• Directions for this task: Without any pictures, restate the lines from the one containing "What React, TypeScript" to the one containing "const yTicks = [60, 80, 100, 120, 140, 160, 180, 200];", word for word, ends included.

________

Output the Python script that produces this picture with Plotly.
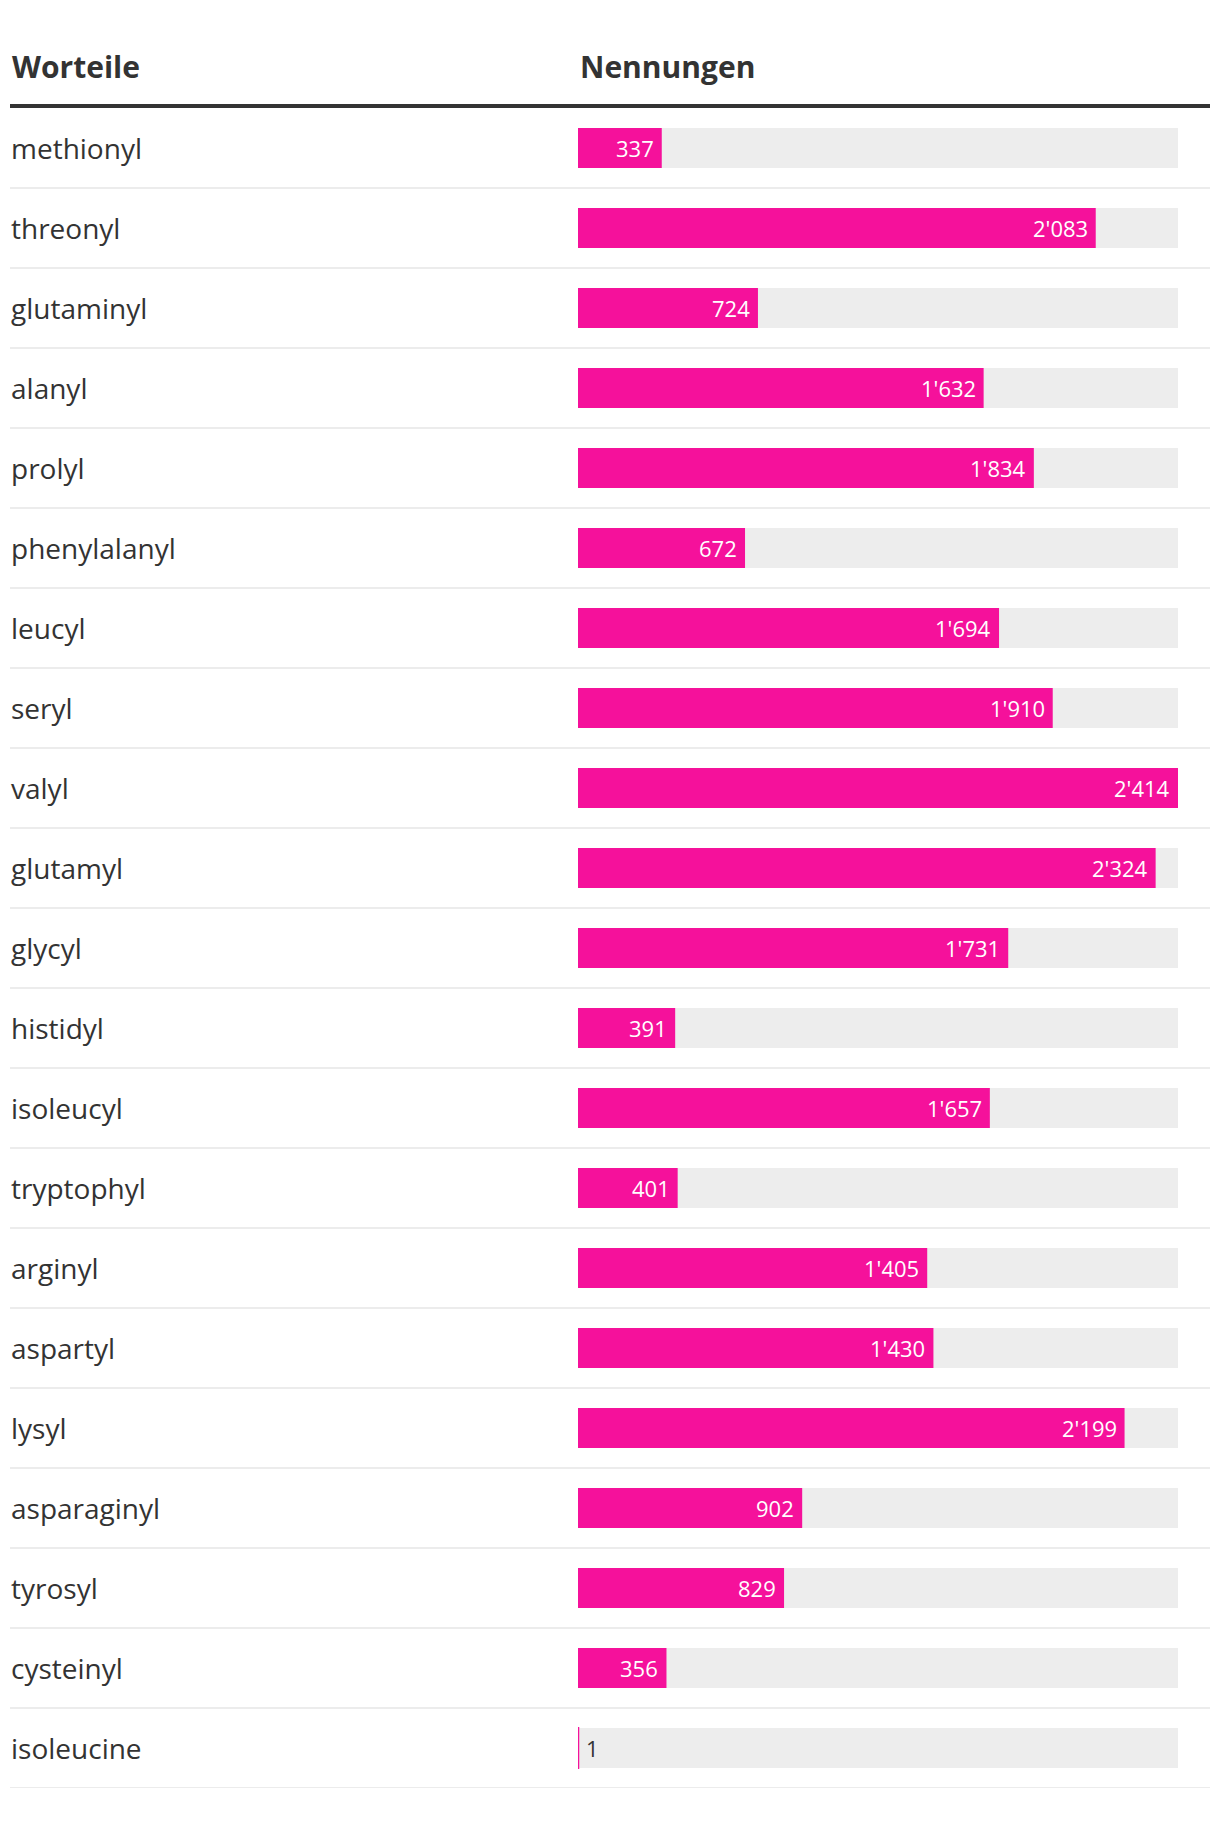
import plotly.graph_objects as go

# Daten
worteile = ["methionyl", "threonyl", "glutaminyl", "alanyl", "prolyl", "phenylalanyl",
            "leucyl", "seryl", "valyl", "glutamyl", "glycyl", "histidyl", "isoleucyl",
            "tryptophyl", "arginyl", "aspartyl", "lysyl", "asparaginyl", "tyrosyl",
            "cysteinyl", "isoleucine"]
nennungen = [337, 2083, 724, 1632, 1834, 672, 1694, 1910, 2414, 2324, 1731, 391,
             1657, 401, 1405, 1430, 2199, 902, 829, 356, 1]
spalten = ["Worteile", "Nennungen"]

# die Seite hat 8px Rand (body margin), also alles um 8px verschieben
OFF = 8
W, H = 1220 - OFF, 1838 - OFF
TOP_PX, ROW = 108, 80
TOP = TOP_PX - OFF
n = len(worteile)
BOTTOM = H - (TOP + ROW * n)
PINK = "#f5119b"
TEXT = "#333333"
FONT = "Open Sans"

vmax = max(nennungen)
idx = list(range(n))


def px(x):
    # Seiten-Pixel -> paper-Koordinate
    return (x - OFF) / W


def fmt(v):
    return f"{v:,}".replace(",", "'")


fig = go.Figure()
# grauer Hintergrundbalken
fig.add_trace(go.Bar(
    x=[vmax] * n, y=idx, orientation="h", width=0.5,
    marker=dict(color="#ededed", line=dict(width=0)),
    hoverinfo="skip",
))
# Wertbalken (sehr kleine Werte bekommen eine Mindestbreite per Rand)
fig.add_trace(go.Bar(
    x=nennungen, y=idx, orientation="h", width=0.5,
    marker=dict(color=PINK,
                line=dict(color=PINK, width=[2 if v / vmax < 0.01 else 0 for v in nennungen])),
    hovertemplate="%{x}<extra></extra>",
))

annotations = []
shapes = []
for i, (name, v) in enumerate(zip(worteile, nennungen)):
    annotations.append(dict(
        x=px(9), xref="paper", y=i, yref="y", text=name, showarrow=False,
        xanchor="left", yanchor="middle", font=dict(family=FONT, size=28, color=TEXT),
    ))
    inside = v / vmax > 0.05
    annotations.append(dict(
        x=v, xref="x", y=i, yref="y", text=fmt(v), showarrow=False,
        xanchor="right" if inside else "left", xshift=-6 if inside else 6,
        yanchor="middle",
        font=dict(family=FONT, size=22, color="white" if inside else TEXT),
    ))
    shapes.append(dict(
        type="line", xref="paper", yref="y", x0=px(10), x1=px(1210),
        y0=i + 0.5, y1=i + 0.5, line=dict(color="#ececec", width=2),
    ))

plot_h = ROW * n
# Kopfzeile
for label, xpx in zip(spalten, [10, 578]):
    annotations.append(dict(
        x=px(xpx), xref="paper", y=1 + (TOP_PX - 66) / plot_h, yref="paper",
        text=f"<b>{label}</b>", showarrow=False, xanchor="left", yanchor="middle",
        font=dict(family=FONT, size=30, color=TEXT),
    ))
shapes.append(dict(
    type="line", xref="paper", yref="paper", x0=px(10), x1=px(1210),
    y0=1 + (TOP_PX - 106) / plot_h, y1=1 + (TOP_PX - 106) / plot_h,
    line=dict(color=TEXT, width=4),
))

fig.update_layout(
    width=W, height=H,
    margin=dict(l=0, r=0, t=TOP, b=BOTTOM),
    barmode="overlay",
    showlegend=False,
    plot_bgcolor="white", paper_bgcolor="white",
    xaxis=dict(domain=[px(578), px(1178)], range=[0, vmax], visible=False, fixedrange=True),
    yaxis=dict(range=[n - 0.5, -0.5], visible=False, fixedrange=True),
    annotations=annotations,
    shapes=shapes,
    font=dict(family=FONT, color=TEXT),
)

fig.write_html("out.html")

________

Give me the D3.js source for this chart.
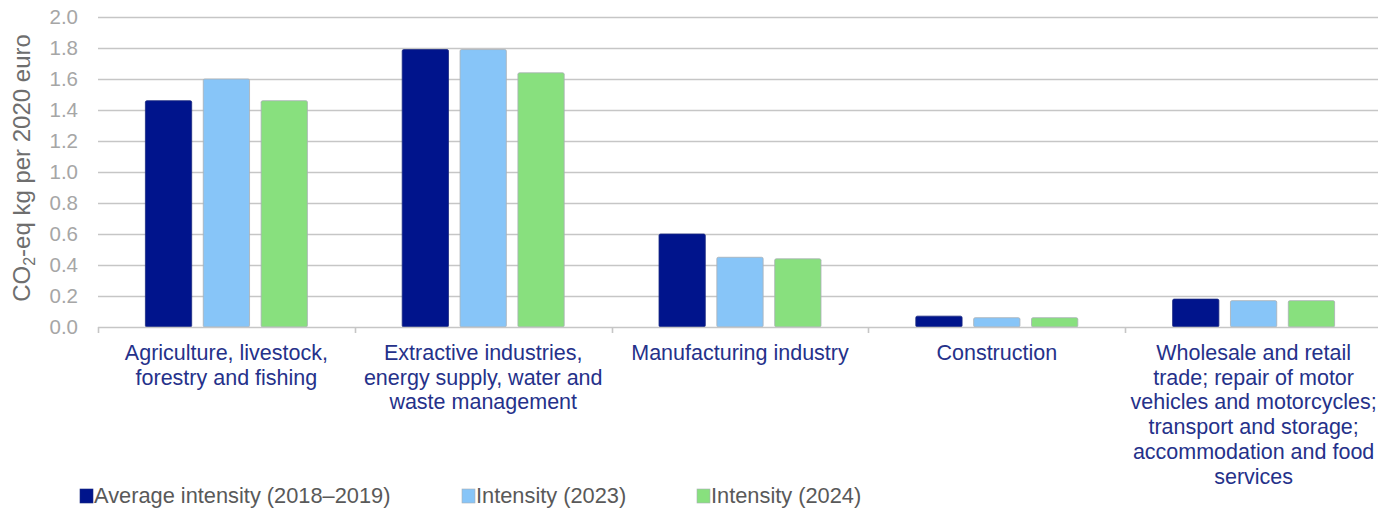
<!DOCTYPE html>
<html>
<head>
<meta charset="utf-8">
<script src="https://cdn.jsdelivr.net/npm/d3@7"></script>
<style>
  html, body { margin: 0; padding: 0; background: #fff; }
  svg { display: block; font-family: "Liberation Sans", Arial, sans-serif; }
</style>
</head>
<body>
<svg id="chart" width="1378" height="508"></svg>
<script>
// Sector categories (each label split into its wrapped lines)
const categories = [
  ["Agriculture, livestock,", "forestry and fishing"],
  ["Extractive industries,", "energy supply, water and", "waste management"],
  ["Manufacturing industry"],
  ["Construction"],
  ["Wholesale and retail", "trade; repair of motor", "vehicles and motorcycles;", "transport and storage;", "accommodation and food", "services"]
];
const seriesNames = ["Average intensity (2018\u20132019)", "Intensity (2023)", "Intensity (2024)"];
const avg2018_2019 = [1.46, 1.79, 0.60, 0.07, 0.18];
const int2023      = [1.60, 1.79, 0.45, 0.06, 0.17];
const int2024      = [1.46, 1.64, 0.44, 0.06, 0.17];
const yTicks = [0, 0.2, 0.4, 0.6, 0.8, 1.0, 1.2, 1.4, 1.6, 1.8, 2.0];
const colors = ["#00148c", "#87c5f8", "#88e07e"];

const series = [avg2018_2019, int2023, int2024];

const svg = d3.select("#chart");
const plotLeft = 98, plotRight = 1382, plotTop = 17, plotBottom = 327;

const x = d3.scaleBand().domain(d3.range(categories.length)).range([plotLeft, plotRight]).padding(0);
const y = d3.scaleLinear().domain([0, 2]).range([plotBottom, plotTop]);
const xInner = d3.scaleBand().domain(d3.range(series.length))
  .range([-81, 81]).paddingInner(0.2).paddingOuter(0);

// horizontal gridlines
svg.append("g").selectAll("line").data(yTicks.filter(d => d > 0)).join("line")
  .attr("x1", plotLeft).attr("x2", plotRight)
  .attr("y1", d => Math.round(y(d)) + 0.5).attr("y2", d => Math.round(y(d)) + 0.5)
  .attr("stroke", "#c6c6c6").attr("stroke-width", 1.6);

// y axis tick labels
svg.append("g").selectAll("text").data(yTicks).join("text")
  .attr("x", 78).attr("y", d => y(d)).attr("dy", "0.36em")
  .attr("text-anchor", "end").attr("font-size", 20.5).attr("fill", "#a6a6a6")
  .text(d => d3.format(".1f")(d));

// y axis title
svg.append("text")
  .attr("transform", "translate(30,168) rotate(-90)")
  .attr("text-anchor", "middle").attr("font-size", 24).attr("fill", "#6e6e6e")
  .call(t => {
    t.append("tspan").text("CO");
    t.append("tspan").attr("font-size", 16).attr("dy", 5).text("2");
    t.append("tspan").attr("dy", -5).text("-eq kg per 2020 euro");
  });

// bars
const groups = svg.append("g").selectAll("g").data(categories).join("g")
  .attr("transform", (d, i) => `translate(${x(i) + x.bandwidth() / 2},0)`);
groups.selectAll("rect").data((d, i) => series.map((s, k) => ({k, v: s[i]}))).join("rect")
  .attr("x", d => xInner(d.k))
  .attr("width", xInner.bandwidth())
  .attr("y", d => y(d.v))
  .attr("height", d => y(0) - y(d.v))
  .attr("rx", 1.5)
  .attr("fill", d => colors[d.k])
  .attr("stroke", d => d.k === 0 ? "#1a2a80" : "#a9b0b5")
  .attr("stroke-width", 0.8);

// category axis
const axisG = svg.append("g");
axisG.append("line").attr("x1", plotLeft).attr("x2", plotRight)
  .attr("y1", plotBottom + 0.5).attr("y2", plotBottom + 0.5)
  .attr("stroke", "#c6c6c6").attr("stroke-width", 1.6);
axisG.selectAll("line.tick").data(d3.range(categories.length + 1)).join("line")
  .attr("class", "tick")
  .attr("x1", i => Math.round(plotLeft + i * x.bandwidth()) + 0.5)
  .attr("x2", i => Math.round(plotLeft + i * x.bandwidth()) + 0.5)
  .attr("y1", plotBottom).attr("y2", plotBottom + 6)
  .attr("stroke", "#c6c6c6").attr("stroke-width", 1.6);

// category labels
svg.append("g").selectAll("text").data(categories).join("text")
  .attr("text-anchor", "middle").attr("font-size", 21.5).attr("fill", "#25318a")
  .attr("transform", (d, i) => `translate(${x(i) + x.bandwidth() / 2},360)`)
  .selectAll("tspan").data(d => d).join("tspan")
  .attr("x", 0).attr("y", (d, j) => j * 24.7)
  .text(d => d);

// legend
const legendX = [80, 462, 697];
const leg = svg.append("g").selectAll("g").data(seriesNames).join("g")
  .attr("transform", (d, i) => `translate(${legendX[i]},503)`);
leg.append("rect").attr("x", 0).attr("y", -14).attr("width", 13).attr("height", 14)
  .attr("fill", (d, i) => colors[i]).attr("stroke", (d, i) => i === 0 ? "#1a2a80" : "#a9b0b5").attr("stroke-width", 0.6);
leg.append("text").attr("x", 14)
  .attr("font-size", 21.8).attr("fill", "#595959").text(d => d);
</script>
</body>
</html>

________

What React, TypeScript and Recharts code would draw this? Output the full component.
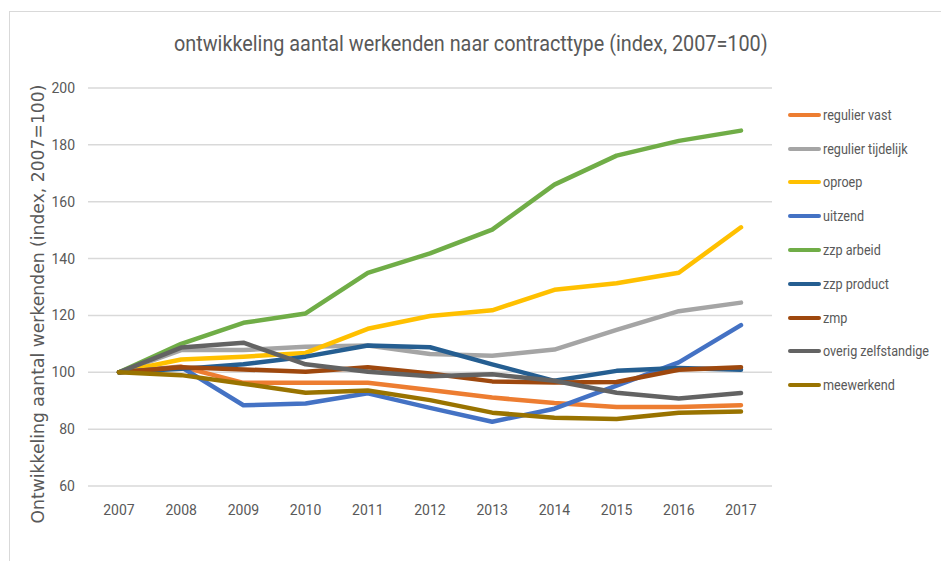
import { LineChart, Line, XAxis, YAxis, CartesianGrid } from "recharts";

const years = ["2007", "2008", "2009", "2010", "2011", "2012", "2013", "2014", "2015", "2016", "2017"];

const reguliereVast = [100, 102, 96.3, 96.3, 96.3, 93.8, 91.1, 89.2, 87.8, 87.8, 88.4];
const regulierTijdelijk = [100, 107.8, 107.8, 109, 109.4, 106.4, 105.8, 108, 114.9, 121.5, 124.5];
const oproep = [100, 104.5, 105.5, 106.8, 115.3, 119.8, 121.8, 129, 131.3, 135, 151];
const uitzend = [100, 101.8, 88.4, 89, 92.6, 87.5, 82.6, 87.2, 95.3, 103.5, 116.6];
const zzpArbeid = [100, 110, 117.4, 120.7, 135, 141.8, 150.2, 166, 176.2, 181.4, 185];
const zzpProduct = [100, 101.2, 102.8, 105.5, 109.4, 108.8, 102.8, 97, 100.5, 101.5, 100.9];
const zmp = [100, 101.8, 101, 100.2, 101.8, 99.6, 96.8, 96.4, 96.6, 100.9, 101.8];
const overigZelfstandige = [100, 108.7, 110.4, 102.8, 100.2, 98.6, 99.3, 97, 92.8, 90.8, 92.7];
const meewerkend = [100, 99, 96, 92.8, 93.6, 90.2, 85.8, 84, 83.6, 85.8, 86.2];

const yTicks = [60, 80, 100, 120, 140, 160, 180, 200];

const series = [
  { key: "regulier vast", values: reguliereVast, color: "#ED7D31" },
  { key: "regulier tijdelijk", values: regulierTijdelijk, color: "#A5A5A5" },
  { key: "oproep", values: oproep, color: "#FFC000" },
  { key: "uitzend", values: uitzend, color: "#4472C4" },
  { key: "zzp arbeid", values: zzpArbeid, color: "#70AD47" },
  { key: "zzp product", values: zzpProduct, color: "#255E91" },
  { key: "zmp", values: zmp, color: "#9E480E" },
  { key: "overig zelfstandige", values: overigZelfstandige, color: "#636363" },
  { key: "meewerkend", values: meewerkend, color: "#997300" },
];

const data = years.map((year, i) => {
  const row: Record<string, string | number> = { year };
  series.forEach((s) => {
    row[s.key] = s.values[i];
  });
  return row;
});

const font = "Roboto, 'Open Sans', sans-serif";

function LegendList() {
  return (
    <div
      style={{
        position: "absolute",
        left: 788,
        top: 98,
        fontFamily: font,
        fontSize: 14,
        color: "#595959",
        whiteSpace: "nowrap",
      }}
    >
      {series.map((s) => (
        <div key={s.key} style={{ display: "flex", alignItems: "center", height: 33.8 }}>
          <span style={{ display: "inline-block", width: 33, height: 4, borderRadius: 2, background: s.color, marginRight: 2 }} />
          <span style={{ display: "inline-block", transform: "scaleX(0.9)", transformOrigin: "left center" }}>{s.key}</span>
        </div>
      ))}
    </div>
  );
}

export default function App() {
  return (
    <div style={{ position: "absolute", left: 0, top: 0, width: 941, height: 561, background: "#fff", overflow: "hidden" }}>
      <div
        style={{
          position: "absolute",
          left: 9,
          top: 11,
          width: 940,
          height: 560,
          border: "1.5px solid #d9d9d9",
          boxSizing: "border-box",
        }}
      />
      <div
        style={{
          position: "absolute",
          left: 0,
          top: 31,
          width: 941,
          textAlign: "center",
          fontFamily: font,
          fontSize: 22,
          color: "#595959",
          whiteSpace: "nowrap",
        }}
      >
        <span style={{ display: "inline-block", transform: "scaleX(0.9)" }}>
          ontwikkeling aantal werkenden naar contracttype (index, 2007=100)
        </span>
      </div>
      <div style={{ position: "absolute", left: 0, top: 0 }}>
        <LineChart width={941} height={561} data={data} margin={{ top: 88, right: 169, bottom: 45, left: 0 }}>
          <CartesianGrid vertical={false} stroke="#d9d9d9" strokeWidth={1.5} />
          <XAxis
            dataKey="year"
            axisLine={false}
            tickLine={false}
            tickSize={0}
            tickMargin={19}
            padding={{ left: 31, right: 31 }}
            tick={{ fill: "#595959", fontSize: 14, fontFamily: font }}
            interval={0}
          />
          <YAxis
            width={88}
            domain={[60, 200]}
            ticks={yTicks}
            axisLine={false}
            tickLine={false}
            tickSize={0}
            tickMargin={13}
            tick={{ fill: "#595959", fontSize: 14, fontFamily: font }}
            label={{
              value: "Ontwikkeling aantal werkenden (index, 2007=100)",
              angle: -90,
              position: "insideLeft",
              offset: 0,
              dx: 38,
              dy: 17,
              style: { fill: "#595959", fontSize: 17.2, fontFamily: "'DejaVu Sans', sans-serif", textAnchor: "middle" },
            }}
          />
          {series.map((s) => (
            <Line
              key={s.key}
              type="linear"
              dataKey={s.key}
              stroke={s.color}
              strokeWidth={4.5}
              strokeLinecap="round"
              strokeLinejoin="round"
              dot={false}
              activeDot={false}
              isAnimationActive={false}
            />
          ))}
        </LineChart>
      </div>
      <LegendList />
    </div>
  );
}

________

• Expected answer:
What React, TypeScript and Recharts code would draw this? Output the full component.
import { LineChart, Line, XAxis, YAxis, CartesianGrid } from "recharts";

const years = ["2007", "2008", "2009", "2010", "2011", "2012", "2013", "2014", "2015", "2016", "2017"];

const reguliereVast = [100, 102, 96.3, 96.3, 96.3, 93.8, 91.1, 89.2, 87.8, 87.8, 88.4];
const regulierTijdelijk = [100, 107.8, 107.8, 109, 109.4, 106.4, 105.8, 108, 114.9, 121.5, 124.5];
const oproep = [100, 104.5, 105.5, 106.8, 115.3, 119.8, 121.8, 129, 131.3, 135, 151];
const uitzend = [100, 101.8, 88.4, 89, 92.6, 87.5, 82.6, 87.2, 95.3, 103.5, 116.6];
const zzpArbeid = [100, 110, 117.4, 120.7, 135, 141.8, 150.2, 166, 176.2, 181.4, 185];
const zzpProduct = [100, 101.2, 102.8, 105.5, 109.4, 108.8, 102.8, 97, 100.5, 101.5, 100.9];
const zmp = [100, 101.8, 101, 100.2, 101.8, 99.6, 96.8, 96.4, 96.6, 100.9, 101.8];
const overigZelfstandige = [100, 108.7, 110.4, 102.8, 100.2, 98.6, 99.3, 97, 92.8, 90.8, 92.7];
const meewerkend = [100, 99, 96, 92.8, 93.6, 90.2, 85.8, 84, 83.6, 85.8, 86.2];

const yTicks = [60, 80, 100, 120, 140, 160, 180, 200];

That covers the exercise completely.